GUI-CIDER: 인과적 내재화 및 밀도 인식 예제 재선택을 통한 GUI 에이전트 중간 훈련

초록

멀티모달 대규모 언어 모델이 GUI(Graphical User Interface) 에이전트 구축 측면에서 빠르게 발전하고 있음에도 불구하고, 실제 작업 완료 능력은 근본적으로 GUI 작업에 관한 세계 지식(World Knowledge)의 부족에 의해 병목 현상을 겪고 있다. 기존 해결책은 일반적으로 고비용의 다중 에이전트 프레임워크나 지도 미세 조정(SFT) 및 강화 학습(RL)과 같은 전통적인 사후 훈련(Post-training) 패러다임에 의존한다. 그러나 사후 훈련은 에이전트가 행동 주석이나 보상 신호를 통해 세계 지식을 암묵적으로 흡수하도록 허용할 뿐이며, 이는 진정한 이해보다는 비효율적인 궤적 암기에 그치게 한다. 따라서 이러한 지식의 명시적 학습을 가능하게 하는 접근 방식이 필수적이다. 이를 위해, 우리는 GUI-CIDER를 제안한다. 이는 인과적 내면화(Causal Internalization)와 밀도 기반 예제 재선택(Density-aware Exemplar Reselection)을 통해 GUI 세계 지식을 명시적으로 내재화하는 중간 훈련(Mid-training) 방법이다. GUI-CIDER는 세 단계로 작동한다: (1) 데이터 합성 단계로, GUI 궤적으로부터 정적 계획 및 동적 인과 지식을 텍스트로 추출(distill)한다; (2) 예제 재선택 단계로, 인과 구조에 보상을 부여하고 의미적 중복성을 패널티를 주어 말뭉치를 필터링한다; (3) 중간 훈련 단계로, 정제된 데이터를 사용하여 획득된 지식을 임베딩한다. 두 가지 GUI 지식 벤치마크와 세 가지 작업 완료 벤치마크에 대한 광범위한 실험 결과, GUI-CIDER가 에이전트의 GUI 작업 이해도와 작업 성공률을 일관되게 향상시킴을 보여준다. 코드는 https://github.com/Wuzheng02/GUI-CIDER 에서 확인할 수 있다.

English

Despite the rapid progress of multimodal large language models in building Graphical User Interface (GUI) agents, their real-world task completion is fundamentally bottlenecked by a lack of world knowledge about GUI operations. Existing solutions typically rely on expensive multi-agent scaffolding or conventional post-training paradigms, such as Supervised Fine-Tuning (SFT) and Reinforcement Learning (RL). However, post-training only allows agents to implicitly absorb world knowledge through action annotations or reward signals, leading to inefficient trajectory memorization rather than genuine comprehension. Therefore, an approach that enables explicit learning of this knowledge is imperative. To this end, we propose GUI-CIDER, a mid-training method that explicitly internalizes GUI world knowledge through Causal Internalization and Density-aware Exemplar Reselection.
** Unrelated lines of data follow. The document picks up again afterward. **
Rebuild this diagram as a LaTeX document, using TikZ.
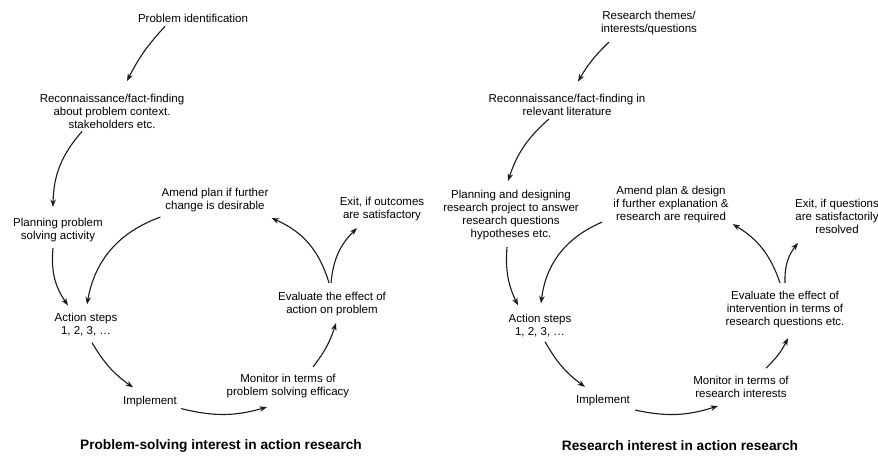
\documentclass[tikz,border=0pt]{standalone}
\usepackage{fontspec}
\setmainfont{Liberation Sans}
\usetikzlibrary{arrows.meta}
\begin{document}
\begin{tikzpicture}[x=1pt, y=1pt,
    lbl/.style={align=center, font=\fontsize{11.5}{13}\selectfont, inner sep=1pt, text=black},
    ttl/.style={font=\fontsize{13.7}{15}\selectfont\bfseries, inner sep=1pt},
    arr/.style={-{Stealth[length=7.5pt, width=5.5pt]}, line width=1.1pt, black!90}]
    \useasboundingbox (0,0) rectangle (878,456);
    % Problem-solving cycle (left)
    \node[lbl] (pid) at (193,438) {Problem identification};
    \node[lbl] (recon) at (112,345) {Reconnaissance/fact-finding\\about problem context.\\stakeholders etc.};
    \node[lbl] (plan) at (58,225.5) {Planning problem\\solving activity};
    \node[lbl] (amend) at (215,256) {Amend plan if further\\change is desirable};
    \node[lbl] (exit) at (382,246.5) {Exit, if outcomes\\are satisfactory};
    \node[lbl] (action) at (86,131) {Action steps\\1, 2, 3, \dots};
    \node[lbl] (impl) at (150,54) {Implement};
    \node[lbl] (monitor) at (288,69.5) {Monitor in terms of\\problem solving efficacy};
    \node[lbl] (eval) at (332,151.5) {Evaluate the effect of\\action on problem};
    \node[ttl] (title1) at (221,10) {Problem-solving interest in action research};
    \draw[arr] ([xshift=-28pt,yshift=-3pt]pid.south) to[bend right=8] ([xshift=15pt,yshift=11.5pt]recon.north);
    \draw[arr] ([xshift=-30pt,yshift=-2pt]recon.south) to[bend right=20] ([xshift=-5pt,yshift=10.5pt]plan.north);
    \draw[arr] ([xshift=-5pt,yshift=-4.5pt]plan.south) to[bend right=20] ([xshift=-18pt,yshift=7pt]action.north);
    \draw[arr] ([yshift=-4pt]amend.south west) to[bend right=30] ([xshift=1pt,yshift=8pt]action.north);
    \draw[arr] ([xshift=6pt,yshift=-5pt]action.south) to[bend right=12] ([xshift=-17pt,yshift=8pt]impl.north);
    \draw[arr] ([xshift=3pt]impl.south east) to[bend right=15] ([xshift=-21pt,yshift=-7.5pt]monitor.south);
    \draw[arr] ([xshift=25pt,yshift=6.5pt]monitor.north) to[bend right=10] ([xshift=4pt,yshift=-5.5pt]eval.south);
    \draw[arr] ([xshift=-3pt,yshift=8.5pt]eval.north) to[bend right=25] ([xshift=2pt,yshift=-5pt]amend.south east);
    \draw[arr] ([xshift=-1pt,yshift=8.5pt]eval.north) to[bend left=20] ([xshift=-25pt,yshift=-5.5pt]exit.south);
    % Research cycle (right)
    \node[lbl] (rth) at (649,432.5) {Research themes/\\interests/questions};
    \node[lbl] (rrecon) at (567,351.5) {Reconnaissance/fact-finding in\\relevant literature};
    \node[lbl] (rplan) at (511,241) {Planning and designing\\research project to answer\\research questions\\hypotheses etc.};
    \node[lbl] (ramend) at (671,251.5) {Amend plan \& design\\if further explanation \&\\research are required};
    \node[lbl] (rexit) at (837,240) {Exit, if questions\\are satisfactorily\\resolved};
    \node[lbl] (raction) at (540,130) {Action steps\\1, 2, 3, \dots};
    \node[lbl] (rimpl) at (603,55) {Implement};
    \node[lbl] (rmonitor) at (741,69) {Monitor in terms of\\research interests};
    \node[lbl] (reval) at (785,146) {Evaluate the effect of\\intervention in terms of\\research questions etc.};
    \node[ttl] (title2) at (680,10) {Research interest in action research};
    \draw[arr] ([xshift=-40pt,yshift=-5.5pt]rth.south) to[bend right=8] ([xshift=11pt,yshift=11pt]rrecon.north);
    \draw[arr] ([xshift=-18pt,yshift=-2.5pt]rrecon.south) to[bend right=15] ([xshift=-3pt,yshift=8pt]rplan.north);
    \draw[arr] ([xshift=-4pt,yshift=-6pt]rplan.south) to[bend right=15] ([xshift=-22pt,yshift=8pt]raction.north);
    \draw[arr] ([xshift=-10pt,yshift=2pt]ramend.south west) to[bend right=30] ([xshift=1pt,yshift=10pt]raction.north);
    \draw[arr] ([xshift=5pt,yshift=-3pt]raction.south) to[bend right=12] ([xshift=-18pt,yshift=7.5pt]rimpl.north);
    \draw[arr] ([xshift=4pt,yshift=-2.5pt]rimpl.south east) to[bend right=15] ([xshift=-23pt,yshift=-7pt]rmonitor.south);
    \draw[arr] ([xshift=25pt,yshift=7pt]rmonitor.north) to[bend right=10] ([xshift=3pt,yshift=-8.5pt]reval.south);
    \draw[arr] ([xshift=-5pt,yshift=7.5pt]reval.north) to[bend right=20] ([xshift=3pt]ramend.south east);
    \draw[arr] ([yshift=7.5pt]reval.north) to[bend left=20] ([xshift=-39pt,yshift=-8.5pt]rexit.south);
\end{tikzpicture}
\end{document}
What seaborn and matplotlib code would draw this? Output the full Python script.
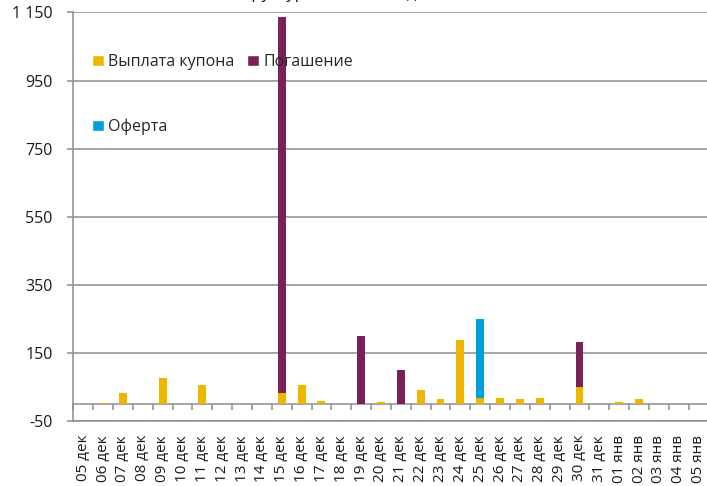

GUI-CIDER operates in three stages: (1) data synthesis, which distills static planning and dynamic causal knowledge from GUI trajectories into text; (2) exemplar reselection, which filters the corpus by rewarding causal structures and penalizing semantic redundancy; and (3) mid-training, where the refined data is used to embed the acquired knowledge. Extensive experiments on two GUI knowledge benchmarks and three task completion benchmarks demonstrate that GUI-CIDER consistently improves both the agent's understanding of GUI operations and its task success rates.The codes are available at https://github.com/Wuzheng02/GUI-CIDER.